Lockout is a practice used to prevent the release of hazardous energy. For example, a safety padlock can be placed on an energy isolating device that is placed in the OFF or Closed position. The term Lockout refers to the principle of correctly shutting down an energy source, draining excess energy that may be present and applying devices to that energy source in order to prevent it from being energised.
All workers performing servicing and/or maintenace on equipment and who are exposed to the unexpected energization, start-up or release of hazardous energy.
A lockout device stops equipment from being switched on when it is absolutely crucial that it remains switched off.
Anything that is an energy source is suitable for lockout, as long as that energy source moves machinery and the components within that machinery.
Affected employee. An employee required to operate a machine or piece of equipment on which servicing or maintenance is being carried out under lockout or tagout, or an employee whose job requires that he/she must work in an area in which such servicing or maintenance is being carried out.
Authorized employee. A person who locks out or tags out machines or equipment in order to perform servicing or maintenance on that machine or equipment. An affected employee will become an authorized employee when his/her duties include performing maintenance or servicing covered under this section.

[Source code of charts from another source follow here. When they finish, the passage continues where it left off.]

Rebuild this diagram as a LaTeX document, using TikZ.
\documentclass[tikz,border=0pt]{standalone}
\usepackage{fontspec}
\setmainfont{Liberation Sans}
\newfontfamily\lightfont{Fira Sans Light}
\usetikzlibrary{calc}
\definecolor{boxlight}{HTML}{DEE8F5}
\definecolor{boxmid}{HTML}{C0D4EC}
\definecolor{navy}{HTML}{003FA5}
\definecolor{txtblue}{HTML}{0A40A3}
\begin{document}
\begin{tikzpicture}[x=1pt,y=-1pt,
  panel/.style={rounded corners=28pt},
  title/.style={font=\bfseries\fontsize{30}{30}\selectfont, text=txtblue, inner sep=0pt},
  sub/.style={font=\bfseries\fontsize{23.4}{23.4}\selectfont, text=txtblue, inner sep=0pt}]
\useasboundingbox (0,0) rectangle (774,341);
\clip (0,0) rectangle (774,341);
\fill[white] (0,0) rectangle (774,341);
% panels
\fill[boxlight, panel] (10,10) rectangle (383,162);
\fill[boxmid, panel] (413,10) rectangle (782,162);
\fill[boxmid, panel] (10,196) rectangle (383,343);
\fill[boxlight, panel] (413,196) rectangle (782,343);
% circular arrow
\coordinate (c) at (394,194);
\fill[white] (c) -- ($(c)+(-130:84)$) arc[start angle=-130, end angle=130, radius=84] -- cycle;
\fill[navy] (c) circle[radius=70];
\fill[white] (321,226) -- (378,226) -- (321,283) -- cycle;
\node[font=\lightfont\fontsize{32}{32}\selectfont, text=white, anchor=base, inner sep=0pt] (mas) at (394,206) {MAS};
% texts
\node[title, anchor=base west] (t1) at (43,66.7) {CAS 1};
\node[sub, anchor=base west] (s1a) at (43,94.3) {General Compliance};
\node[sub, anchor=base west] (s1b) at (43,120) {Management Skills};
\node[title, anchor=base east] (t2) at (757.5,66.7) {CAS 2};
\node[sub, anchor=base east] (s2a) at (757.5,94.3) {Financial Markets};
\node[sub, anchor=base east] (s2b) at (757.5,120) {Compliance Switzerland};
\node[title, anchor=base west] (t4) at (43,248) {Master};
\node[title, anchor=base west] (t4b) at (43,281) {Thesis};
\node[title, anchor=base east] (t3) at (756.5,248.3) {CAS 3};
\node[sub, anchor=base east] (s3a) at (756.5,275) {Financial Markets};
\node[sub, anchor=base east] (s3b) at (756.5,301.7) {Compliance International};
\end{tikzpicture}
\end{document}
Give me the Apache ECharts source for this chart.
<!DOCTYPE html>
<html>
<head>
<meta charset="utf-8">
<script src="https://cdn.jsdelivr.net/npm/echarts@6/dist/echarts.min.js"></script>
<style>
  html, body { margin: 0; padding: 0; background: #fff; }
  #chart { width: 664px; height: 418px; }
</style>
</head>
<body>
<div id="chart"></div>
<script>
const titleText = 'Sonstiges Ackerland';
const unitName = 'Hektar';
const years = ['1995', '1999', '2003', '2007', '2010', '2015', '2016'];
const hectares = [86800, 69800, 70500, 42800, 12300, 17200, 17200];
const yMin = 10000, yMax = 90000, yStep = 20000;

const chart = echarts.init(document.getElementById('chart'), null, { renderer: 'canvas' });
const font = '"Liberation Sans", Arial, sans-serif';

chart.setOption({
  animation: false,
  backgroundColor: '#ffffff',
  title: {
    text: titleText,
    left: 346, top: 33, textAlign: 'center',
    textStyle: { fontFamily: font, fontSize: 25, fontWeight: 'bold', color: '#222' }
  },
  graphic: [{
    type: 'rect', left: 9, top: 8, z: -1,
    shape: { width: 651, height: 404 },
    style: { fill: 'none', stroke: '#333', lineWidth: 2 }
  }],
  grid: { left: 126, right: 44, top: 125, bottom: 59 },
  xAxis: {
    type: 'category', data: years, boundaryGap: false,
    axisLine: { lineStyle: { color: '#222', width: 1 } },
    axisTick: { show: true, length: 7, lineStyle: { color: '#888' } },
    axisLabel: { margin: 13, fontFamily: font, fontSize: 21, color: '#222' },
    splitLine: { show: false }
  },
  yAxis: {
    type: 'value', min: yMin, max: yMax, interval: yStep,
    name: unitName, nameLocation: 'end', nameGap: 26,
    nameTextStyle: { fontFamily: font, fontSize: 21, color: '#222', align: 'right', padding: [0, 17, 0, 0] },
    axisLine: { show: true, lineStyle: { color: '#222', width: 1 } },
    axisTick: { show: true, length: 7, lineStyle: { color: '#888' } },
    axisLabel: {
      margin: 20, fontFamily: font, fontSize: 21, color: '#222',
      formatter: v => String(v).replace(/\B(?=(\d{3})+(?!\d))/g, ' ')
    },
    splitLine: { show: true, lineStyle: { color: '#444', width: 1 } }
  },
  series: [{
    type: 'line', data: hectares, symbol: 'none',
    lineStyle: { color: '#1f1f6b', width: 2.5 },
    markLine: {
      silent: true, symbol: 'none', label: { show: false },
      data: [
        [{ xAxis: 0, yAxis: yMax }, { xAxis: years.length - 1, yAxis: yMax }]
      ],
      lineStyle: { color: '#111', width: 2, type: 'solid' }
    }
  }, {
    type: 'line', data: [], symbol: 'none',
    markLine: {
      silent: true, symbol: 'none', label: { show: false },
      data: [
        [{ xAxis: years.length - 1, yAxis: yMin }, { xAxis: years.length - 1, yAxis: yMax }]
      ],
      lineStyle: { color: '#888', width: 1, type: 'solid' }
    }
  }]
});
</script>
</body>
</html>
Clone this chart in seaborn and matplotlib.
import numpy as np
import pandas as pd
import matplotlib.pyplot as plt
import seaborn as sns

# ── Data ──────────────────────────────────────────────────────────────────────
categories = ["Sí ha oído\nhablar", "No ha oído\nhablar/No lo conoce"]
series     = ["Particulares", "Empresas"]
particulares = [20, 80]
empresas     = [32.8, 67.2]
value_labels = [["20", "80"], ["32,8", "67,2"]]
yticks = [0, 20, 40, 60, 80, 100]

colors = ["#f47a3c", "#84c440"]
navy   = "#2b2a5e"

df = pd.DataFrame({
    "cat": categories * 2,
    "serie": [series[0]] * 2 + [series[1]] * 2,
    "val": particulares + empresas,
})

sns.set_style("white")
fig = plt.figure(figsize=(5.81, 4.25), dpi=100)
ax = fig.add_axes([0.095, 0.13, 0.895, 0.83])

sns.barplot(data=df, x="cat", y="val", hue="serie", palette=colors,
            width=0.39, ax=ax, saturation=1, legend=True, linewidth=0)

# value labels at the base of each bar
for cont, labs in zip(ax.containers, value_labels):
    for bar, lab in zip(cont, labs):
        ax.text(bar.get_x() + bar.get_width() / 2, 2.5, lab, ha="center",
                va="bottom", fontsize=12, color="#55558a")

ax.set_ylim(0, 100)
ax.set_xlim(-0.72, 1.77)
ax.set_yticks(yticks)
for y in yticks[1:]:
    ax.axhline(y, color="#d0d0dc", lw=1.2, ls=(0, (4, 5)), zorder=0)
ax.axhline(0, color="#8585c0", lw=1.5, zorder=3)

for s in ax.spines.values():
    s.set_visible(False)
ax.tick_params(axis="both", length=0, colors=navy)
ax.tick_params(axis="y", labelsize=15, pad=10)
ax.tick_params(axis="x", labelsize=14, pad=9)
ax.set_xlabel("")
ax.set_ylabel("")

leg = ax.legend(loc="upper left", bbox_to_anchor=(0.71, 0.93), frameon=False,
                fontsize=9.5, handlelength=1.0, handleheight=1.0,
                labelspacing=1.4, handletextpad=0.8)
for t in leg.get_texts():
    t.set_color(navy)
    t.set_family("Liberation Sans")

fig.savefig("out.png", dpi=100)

Capable of being locked out. An energy isolating device is capable of being locked out if it has a hasp or some other means of attachment to/through which a lock can be attached or if it has a locking mechanism already built into it. Other energy isolating devices are also capable of being locked out if lockout can be achieved without the requirement to dismantle, replace or to rebuild the energy isolating device or to permanently alter its energy control capability.
Energized. Connected to an energy source or containing residual or stored energy.
Energy isolating device. An Energy isolating device is a mechanical device that physically stops the transmission or release of energy. Examples include a manually operated circuit breaker (electrical); a disconnect switch; a manually operated switch (by which the conductors of a circuit can be disconnected from all ungrounded supply conductors), and, in addition, no pole can be operated or run independently; a line valve; a block and any similar device used to block or isolate energy. Selector switches, Push buttons and other control circuit type devices are not energy isolating devices.
Energy source. Any source of electrical, pneumatic, mechanical, hydraulic, thermal, chemical or other energy.
Hot tap. A procedure used in the repair, services and maintenance activities which involves welding on a piece of equipment (pipelines, vessels or tanks) that is under pressure in order to install appurtenances or connections. It is often used to add or replace sections of pipeline without interruption of service for air, water, gas, steam and petrochemical distribution systems.
Lockout. The placement of a lockout device on to an energy isolating device, in accordance with an established process which ensures that the energy isolating device and the equipment being controlled can not be operated until the lockout device has been removed.
Lockout device. A device that utilizes a positive means such as a lock (either key or combination type), to hold the energy isolating device in the safe position and prevent the energizing of equipment or a machine. Included are blank flanges and bolted slip blinds.
Servicing and/or maintenance. Workplace activities such as installing, constructing, adjusting, inspecting, modifying, setting up and maintaining and/or servicing machines or equipment. These activities can include cleaning or unjamming of machines or equipment, lubrication and making adjustments or tool changes, where the employee may possibly be exposed to the unexpected energization or startup of the equipment or release of hazardous energy.
Tagout. The placement of a tagout device on an energy isolating device, in accordance with an established procedure, to specify that the energy isolating device and the equipment being controlled can not be operated until the tagout device has been removed.
Tagout device. A prominent warning device, such as a tag and a means of attachment, which can be fastened securely to an energy isolating device in accordance with an established procedure, to indicate that the energy isolating device and the equipment being controlled can not be operated until the tagout device has been removed.